The United States remains a net energy exporter, reducing its direct dependence on Middle Eastern oil. Yet the petrodollar’s role in financing U.S. deficits remains significant. National debt crossed $39 trillion in March 2026, with annual interest payments projected to exceed $1 trillion. Foreign demand for Treasuries, partly sustained by petrodollar recycling, helps keep borrowing costs manageable. Any sustained reduction in that demand would raise yields and increase the fiscal burden, even if the shift occurs gradually.

Implications for the international monetary order

The petrodollar’s erosion does not mean the dollar is about to lose its reserve status overnight. The currency still accounts for the majority of global trade invoicing and financial transactions and no single alternative has the depth or liquidity to replace it fully. However, the system is becoming less automatic. The 2026 Hormuz crisis has illustrated how control over physical oil flows can influence currency preferences in real time. Prediction markets in March assigned meaningful probabilities to a further acceleration in non-dollar oil settlements if the standoff persists.

For the United States, the challenge is to manage this transition without triggering abrupt shocks to borrowing costs or financial stability. For other economies, the shift creates space for greater monetary autonomy but also introduces new volatility and transaction costs in the short term. Developing countries that have accumulated dollar-denominated debt face higher servicing burdens when commodity prices fluctuate, while those able to settle trade in local currencies gain flexibility.

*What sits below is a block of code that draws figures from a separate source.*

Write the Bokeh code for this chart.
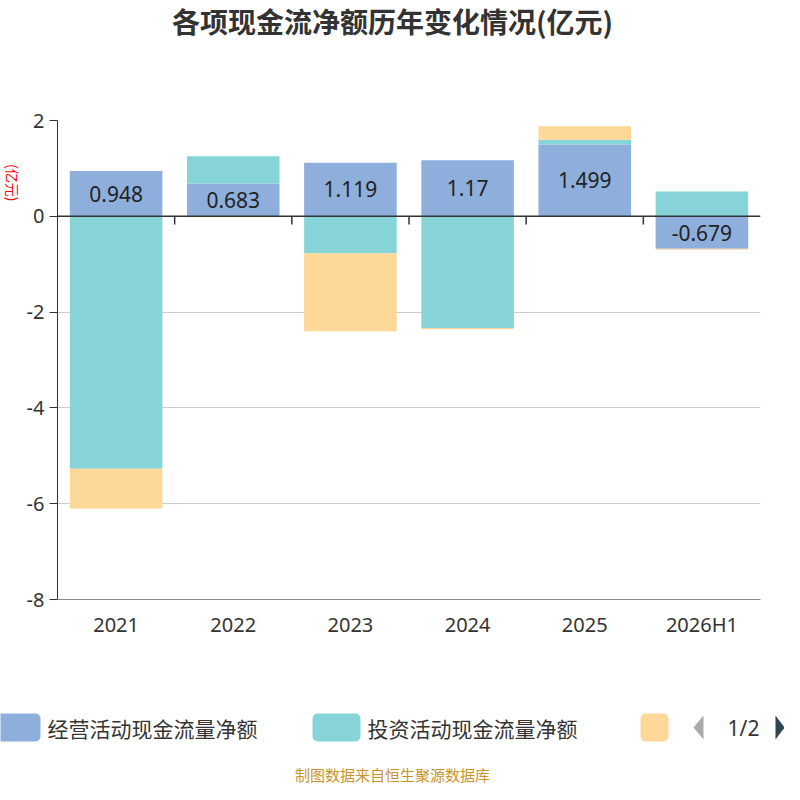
import numpy as np
from bokeh.plotting import figure
from bokeh.layouts import column, row
from bokeh.models import Range1d, FixedTicker
from bokeh.embed import file_html
from bokeh.resources import INLINE
from bokeh.core.properties import value

categories = ["2021", "2022", "2023", "2024", "2025", "2026H1"]
operating = [0.948, 0.683, 1.119, 1.17, 1.499, -0.679]
investing = [-5.27, 0.57, -0.77, -2.33, 0.10, 0.52]
financing = [-0.83, -0.02, -1.63, -0.03, 0.28, -0.02]
series_names = ["经营活动现金流量净额", "投资活动现金流量净额", ""]
colors = ["#8eaedc", "#86d4d8", "#fdd898"]
W = 784
FONT = value("Noto Sans CJK SC")


def blank(w, h):
    f = figure(width=w, height=h, x_range=Range1d(0, w), y_range=Range1d(h, 0),
               toolbar_location=None, output_backend="svg", min_border=0,
               x_axis_location=None, y_axis_location=None)
    f.grid.visible = False
    f.outline_line_color = None
    return f


# title
t = blank(W, 68)
t.text(x=[W / 2], y=[20], text=["各项现金流净额历年变化情况(亿元)"], text_font=FONT,
       text_font_size="28px", text_font_style="bold", text_color="#333333",
       text_align="center", text_baseline="middle")

# y label strip
s = blank(20, 572)
s.text(x=[2], y=[52], text=["(亿元)"], angle=-np.pi / 2, text_font=FONT, text_font_size="14px",
       text_color="red", text_baseline="bottom")

# main
p = figure(width=W - 20, height=572, x_range=Range1d(-0.5, 5.5), y_range=Range1d(-8, 2),
           toolbar_location=None, output_backend="svg",
           min_border_top=52, min_border_bottom=40, min_border_left=37, min_border_right=24)
p.outline_line_color = None
p.xgrid.visible = False
p.ygrid.grid_line_color = "#cccccc"
p.yaxis.ticker = FixedTicker(ticks=[-8, -6, -4, -2, 0, 2])
p.yaxis.major_label_overrides = {-8: "-8", -6: "-6", -4: "-4", -2: "-2", 0: "0", 2: "2"}
p.xaxis.ticker = FixedTicker(ticks=list(range(len(categories))))
p.xaxis.major_label_overrides = {i: c for i, c in enumerate(categories)}
for ax in (p.xaxis, p.yaxis):
    ax.major_label_text_font_size = "20px"
    ax.major_label_text_color = "#333333"
    ax.major_label_text_font = "Noto Sans"
    ax.axis_line_color = "#333333"
    ax.major_tick_line_color = "#333333"
    ax.minor_tick_line_color = None
p.xaxis.major_tick_line_color = None
p.xaxis.axis_line_color = "#888888"
p.yaxis.major_tick_in = 0
p.yaxis.major_tick_out = 8

x = np.arange(len(categories))
pos_base = np.zeros(len(x))
neg_base = np.zeros(len(x))
for vals, c in zip([operating, investing, financing], colors):
    v = np.array(vals)
    bottom = np.where(v >= 0, pos_base, neg_base)
    top = bottom + v
    p.vbar(x=x, bottom=bottom, top=top, width=0.79, fill_color=c, line_color=None)
    pos_base = np.where(v >= 0, top, pos_base)
    neg_base = np.where(v < 0, top, neg_base)

p.line(x=[-0.5, 5.5], y=[0, 0], line_color="#333333", line_width=1.5)
tx = x[:-1] + 0.5
p.segment(x0=tx, y0=[0] * len(tx), x1=tx, y1=[-0.17] * len(tx), line_color="#333333", line_width=1.5)
p.text(x=x, y=np.array(operating) / 2, text=[str(v) for v in operating], text_font=value("Noto Sans"),
       text_font_size="21px", text_color="#222222", text_align="center", text_baseline="middle")

# legend / footer
l = blank(W, 144)
lx = [-8, 312, 630]
l.rect(x=[a + 24 for a in lx], y=[87] * 3, width=[48, 48, 28], height=28, fill_color=colors,
       line_color=None, border_radius=5)
l.text(x=[a + 55 for a in lx], y=[87] * 3, text=series_names, text_font=FONT, text_font_size="21px",
       text_color="#333333", text_baseline="middle")
l.patch(x=[693, 703, 703], y=[87, 75, 99], fill_color="#aaaaaa", line_color=None)
l.patch(x=[775, 784, 775], y=[75, 87, 99], fill_color="#2f4554", line_color=None)
l.text(x=[743], y=[87], text=["1/2"], text_font=value("Noto Sans"), text_font_size="21px",
       text_color="#333333", text_align="center", text_baseline="middle")
l.text(x=[392], y=[134], text=["制图数据来自恒生聚源数据库"], text_font=FONT, text_font_size="15px",
       text_color="#c8942a", text_align="center", text_baseline="middle")

open("out.html", "w").write(file_html(column(t, row(s, p, spacing=0), l, spacing=0), INLINE))
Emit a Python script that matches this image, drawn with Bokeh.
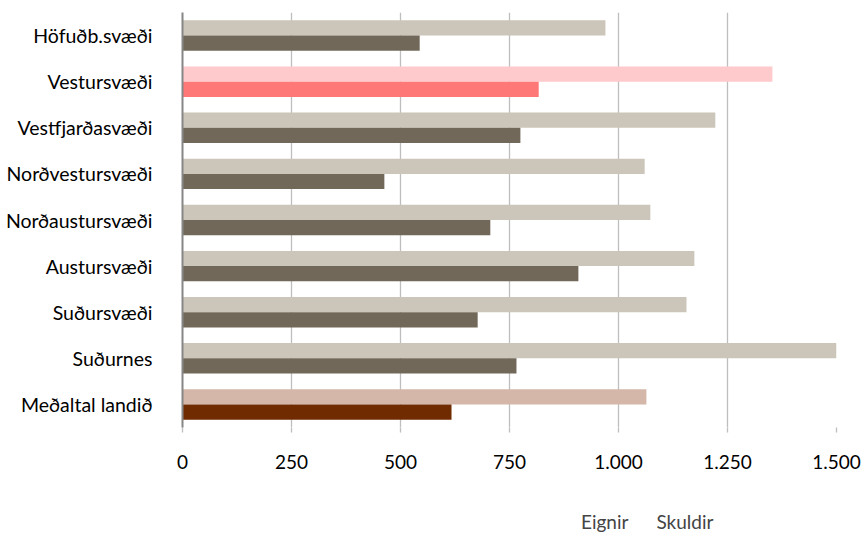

The current episode around the Strait of Hormuz serves as a stress test. Whether the petrodollar system ultimately unravels or adapts to a more fragmented global order will depend on how producers, consumers and financial markets respond to the incentives created by today’s geopolitical pressures. The figures - $39 trillion in U.S. debt, a 56.9% dollar reserve share, and $55 billion in mBridge volume - point to a system under measurable, if gradual, strain.